The debate over the compatibility of the mission of colleges educating their students balanced with the value of intercollegiate athletics has pretty much gone on for a century or more.

Is it worth it? That has long been a question that trails the cost of college sports, whether it is at the University of Wyoming or elsewhere.

When people hear “Harvard” they think academics. When people hear “Alabama” they think college football championships.

There are hundreds of colleges in the middle that compete in intercollegiate sports. For every NCAA Division I school there are way more Division II and Division III, NAIA members and junior colleges. In theory, the mission of all is to stress education.

A Division I playing commitment, especially in football and basketball, is expensive. Scholarships, equipment and travel all add up.

The University of Wyoming is not a superpower, but it is an institution that cares about sports and has a statewide constituency.

For this school year, from the beginning of fall practice through the National Football League draft and slightly beyond in May, the school hired a Michigan-based research company to monitor the “media exposure valuation” of the football program.

The conclusion was that Cowboy football generated $159 million worth of value through publicity, or basically free advertising. That is an impressive dollar number for a team that plays in the Mountain West Conference, finished 8-5, and competed in the Famous Idaho Potato Bowl in the postseason.

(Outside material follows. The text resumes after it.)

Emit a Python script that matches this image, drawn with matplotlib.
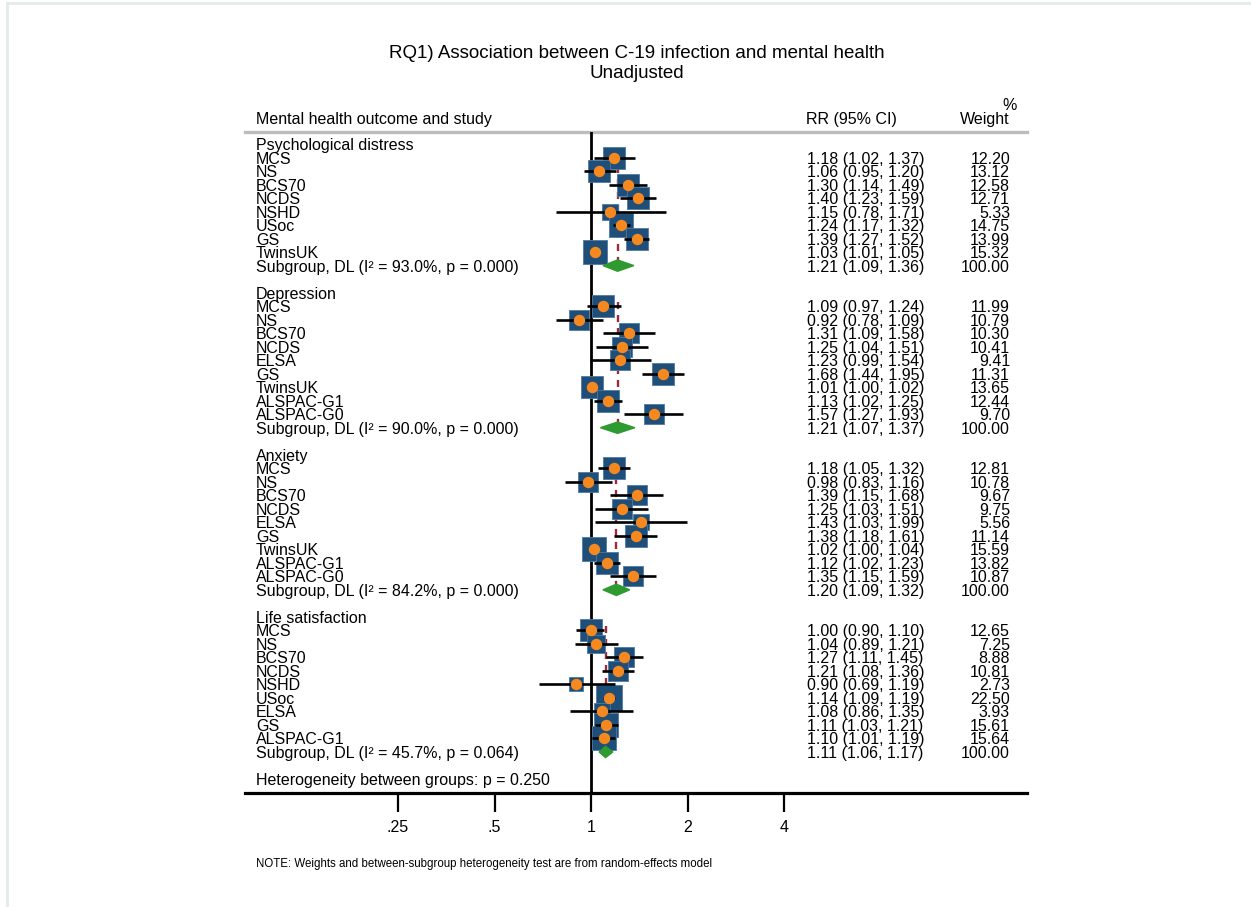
import numpy as np
import matplotlib.pyplot as plt
from matplotlib import transforms
from matplotlib.patches import Polygon
from matplotlib.lines import Line2D

plt.rcParams["font.family"] = ["Liberation Sans", "DejaVu Sans"]

#  Study estimates per outcome
# ****************************
distress_study = ["MCS", "NS", "BCS70", "NCDS", "NSHD", "USoc", "GS", "TwinsUK"]
distress_rr = [1.18, 1.06, 1.30, 1.40, 1.15, 1.24, 1.39, 1.03]
distress_lo = [1.02, 0.95, 1.14, 1.23, 0.78, 1.17, 1.27, 1.01]
distress_hi = [1.37, 1.20, 1.49, 1.59, 1.71, 1.32, 1.52, 1.05]
distress_wt = [12.20, 13.12, 12.58, 12.71, 5.33, 14.75, 13.99, 15.32]

depress_study = ["MCS", "NS", "BCS70", "NCDS", "ELSA", "GS", "TwinsUK", "ALSPAC-G1", "ALSPAC-G0"]
depress_rr = [1.09, 0.92, 1.31, 1.25, 1.23, 1.68, 1.01, 1.13, 1.57]
depress_lo = [0.97, 0.78, 1.09, 1.04, 0.99, 1.44, 1.00, 1.02, 1.27]
depress_hi = [1.24, 1.09, 1.58, 1.51, 1.54, 1.95, 1.02, 1.25, 1.93]
depress_wt = [11.99, 10.79, 10.30, 10.41, 9.41, 11.31, 13.65, 12.44, 9.70]

anx_study = ["MCS", "NS", "BCS70", "NCDS", "ELSA", "GS", "TwinsUK", "ALSPAC-G1", "ALSPAC-G0"]
anx_rr = [1.18, 0.98, 1.39, 1.25, 1.43, 1.38, 1.02, 1.12, 1.35]
anx_lo = [1.05, 0.83, 1.15, 1.03, 1.03, 1.18, 1.00, 1.02, 1.15]
anx_hi = [1.32, 1.16, 1.68, 1.51, 1.99, 1.61, 1.04, 1.23, 1.59]
anx_wt = [12.81, 10.78, 9.67, 9.75, 5.56, 11.14, 15.59, 13.82, 10.87]

life_study = ["MCS", "NS", "BCS70", "NCDS", "NSHD", "USoc", "ELSA", "GS", "ALSPAC-G1"]
life_rr = [1.00, 1.04, 1.27, 1.21, 0.90, 1.14, 1.08, 1.11, 1.10]
life_lo = [0.90, 0.89, 1.11, 1.08, 0.69, 1.09, 0.86, 1.03, 1.01]
life_hi = [1.10, 1.21, 1.45, 1.36, 1.19, 1.19, 1.35, 1.21, 1.19]
life_wt = [12.65, 7.25, 8.88, 10.81, 2.73, 22.50, 3.93, 15.61, 15.64]

#  Pooled (DerSimonian-Laird) results per outcome
outcomes = ["Psychological distress", "Depression", "Anxiety", "Life satisfaction"]
pool_rr = [1.21, 1.21, 1.20, 1.11]
pool_lo = [1.09, 1.07, 1.09, 1.06]
pool_hi = [1.36, 1.37, 1.32, 1.17]
pool_i2 = [93.0, 90.0, 84.2, 45.7]
pool_p = [0.000, 0.000, 0.000, 0.064]
het_p = 0.250

x_ticks = [0.25, 0.5, 1, 2, 4]
x_ticklabels = [".25", ".5", "1", "2", "4"]

studies = [
    (distress_study, distress_rr, distress_lo, distress_hi, distress_wt),
    (depress_study, depress_rr, depress_lo, depress_hi, depress_wt),
    (anx_study, anx_rr, anx_lo, anx_hi, anx_wt),
    (life_study, life_rr, life_lo, life_hi, life_wt),
]

#  Colours
box_col = "#1f4e79"
box_edge = "#4d7aa3"
dot_col = "#f5891f"
diam_col = "#2f9a2f"
pool_line_col = "#9e2a38"

W, H = 1251, 907
fig = plt.figure(figsize=(W / 100, H / 100), dpi=100)

# axes in pixel terms: left 245, right 1027, top 132, bottom 793
ax_l, ax_r, ax_t, ax_b = 245, 1027, 132, 793
ax = fig.add_axes([ax_l / W, 1 - ax_b / H, (ax_r - ax_l) / W, (ax_b - ax_t) / H])
ax.set_xscale("log")
px_per_double = 96.5
x_one = 591
ax.set_xlim(2 ** ((ax_l - x_one) / px_per_double), 2 ** ((ax_r - x_one) / px_per_double))
row0, pitch = 144, 13.51
ax.set_ylim((ax_b - row0) / pitch, (ax_t - row0) / pitch)

for s in ["top", "left", "right"]:
    ax.spines[s].set_visible(False)
ax.spines["bottom"].set_linewidth(2.3)
ax.set_yticks([])
ax.set_xticks(x_ticks)
ax.set_xticklabels(x_ticklabels, fontsize=11.5)
ax.xaxis.set_minor_locator(plt.NullLocator())
ax.tick_params(axis="x", length=13.5, width=1.6, pad=6)

# header rule
ax.axhline((ax_t - row0) / pitch, color="#bdbdbd", lw=2.4, clip_on=False, zorder=1)
# null line
ax.axvline(1, color="black", lw=2.0, zorder=1.5)

tr = transforms.blended_transform_factory(fig.transFigure, ax.transData)
fs = 11.5
lab_x = 256 / W
rr_x = 807 / W
wt_x = 1010 / W


def side_pts(w):
    return (7 + 4.2 * np.sqrt(w)) * 0.72


row = 0
for g, (name, rr, lo, hi, wt) in enumerate(studies):
    ax.text(lab_x, row, outcomes[g], transform=tr, fontsize=fs, va="center_baseline")
    first = row + 1
    for i in range(len(name)):
        y = first + i
        ax.text(lab_x, y, name[i], transform=tr, fontsize=fs, va="center_baseline")
        ax.text(rr_x, y, "%.2f (%.2f, %.2f)" % (rr[i], lo[i], hi[i]), transform=tr,
                fontsize=fs, va="center_baseline")
        ax.text(wt_x, y, "%.2f" % wt[i], transform=tr, fontsize=fs, va="center_baseline", ha="right")
        ax.scatter([rr[i]], [y], marker="s", s=side_pts(wt[i]) ** 2, color=box_col,
                   edgecolors=box_edge, linewidths=0.6, zorder=2)
        ax.plot([lo[i], hi[i]], [y, y], color="black", lw=1.9, zorder=3, solid_capstyle="butt")
        ax.plot([rr[i]], [y], "o", ms=8.2, color=dot_col, mec="none", zorder=4)
    sub = first + len(name)
    # pooled estimate: dashed line and diamond
    ax.plot([pool_rr[g], pool_rr[g]], [first - 0.3, sub], color=pool_line_col, lw=1.7,
            ls=(0, (3, 2.5)), zorder=1)
    diamond = Polygon([[pool_lo[g], sub], [pool_rr[g], sub - 0.42], [pool_hi[g], sub],
                       [pool_rr[g], sub + 0.42]], closed=True, color=diam_col, zorder=3)
    ax.add_patch(diamond)
    ax.text(lab_x, sub, "Subgroup, DL (I\u00b2 = %.1f%%, p = %.3f)" % (pool_i2[g], pool_p[g]),
            transform=tr, fontsize=fs, va="center_baseline")
    ax.text(rr_x, sub, "%.2f (%.2f, %.2f)" % (pool_rr[g], pool_lo[g], pool_hi[g]), transform=tr,
            fontsize=fs, va="center_baseline")
    ax.text(wt_x, sub, "100.00", transform=tr, fontsize=fs, va="center_baseline", ha="right")
    row = sub + 2

ax.text(lab_x, row, "Heterogeneity between groups: p = %.3f" % het_p, transform=tr,
        fontsize=fs, va="center_baseline")

# column headers and titles
fig.text(lab_x, 1 - 118 / H, "Mental health outcome and study", fontsize=fs, va="center_baseline")
fig.text(851 / W, 1 - 118 / H, "RR (95% CI)", fontsize=fs, va="center_baseline", ha="center")
fig.text(wt_x, 1 - 118 / H, "Weight", fontsize=fs, va="center_baseline", ha="right")
fig.text(1010 / W, 1 - 104 / H, "%", fontsize=fs, va="center_baseline", ha="center")
fig.text(637 / W, 1 - 52 / H, "RQ1) Association between C-19 infection and mental health",
         fontsize=13.5, ha="center", va="center_baseline")
fig.text(637 / W, 1 - 72 / H, "Unadjusted", fontsize=13.5, ha="center", va="center_baseline")
fig.text(lab_x, 1 - 862 / H,
         "NOTE: Weights and between-subgroup heterogeneity test are from random-effects model",
         fontsize=8.3, va="center_baseline")

# window frame
fig.add_artist(Line2D([7 / W, 7 / W], [0, 1 - 3 / H], color="#e4ebeb", lw=2))
fig.add_artist(Line2D([7 / W, 1], [1 - 3 / H, 1 - 3 / H], color="#e4ebeb", lw=2))

fig.savefig("out.png", dpi=100)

It’s hard to imagine what kind of return is produced by a team in the Southeastern Conference that finished 11-2, is on national television constantly, and went to the Sugar Bowl.

One special thing Wyoming had going for it this season was quarterback Josh Allen’s profile as a potential No. 1 draft pick by a pro team. Allen, the Cowboys and UW received tons of attention related to that.

The study was performed by Joyce Julius & Associates, Inc., of Ann Arbor, Mich., checking out TV news coverage, print articles, and social media and internet coverage.

All of it was a boon to the university, though Allen’s situation is hardly to be underestimated. Through Jan. 1, when the playing season was over, the value of exposure was placed at $46.2 million. That was around one-third of the total.

The next several months of benefit pretty much accrued from the attention heaped on Allen. Where would he taken in the NFL draft? What team would choose him?

Allen was selected by the Buffalo Bills with the seventh overall pick during the April 26-28 draft. The exposure valuation was tracked for an additional two weeks afterwards.

“The benefits of successful athletics programs and the exposure they attract has been shown to improve overall student recruitment on college campuses across the country, increase alumni support and enhance fundraising,” the university stated.